If you cannot work out how to fix the problem using the time restricted
demo then I suggest Registering the demo and asking for Support.
If that does not get the problem fixed I have no idea what would.
Regards
Pete
does that work when the data is inaccessible?
I think he means xcopy x:\* y:\ /h /o /t /s /e /r /v
note only * not *.* so to catch files with no extension.
Then format /fs:hpfs /L x: or format x: /fs:jfs /L
Dave
>> If you have enough free space on a different partition, copy
>> the data to that partition, then reformat the partition giving
>> you trouble, using the /L option. Then copy the data back to
>> the original partition. See if that works.
> like this copy *.* /L??
No; the /L, or long format, option is for the FORMAT command.

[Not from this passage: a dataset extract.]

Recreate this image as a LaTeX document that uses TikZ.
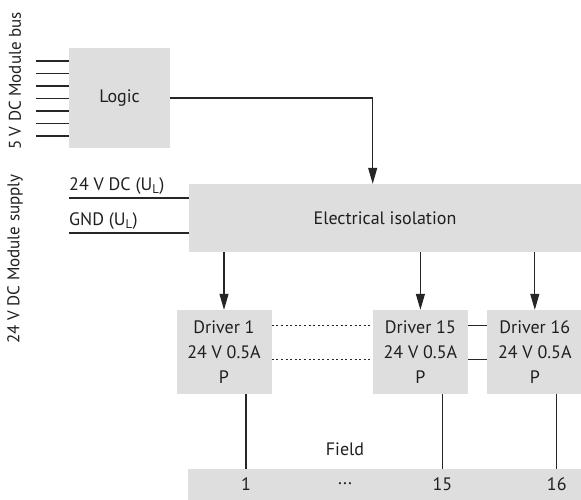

Use the HELP command for more information.
now that being said, does it really with with the xcopy command on a
drive with inaccessible data? I'm skeptical. :( I run Dir and get a
message telling me to run chkdsk or soemething like that.
I prolly will have to run a chkdsk log to the files logged in. that way
if this xcopy command works, I'll have some data to compare with.
I do have another hard drive, but its a SATA drive and don't have
another addonics SATA-SCSI adapter, so I'll have to order one.
I don't really know, guess you'll have to test and report back.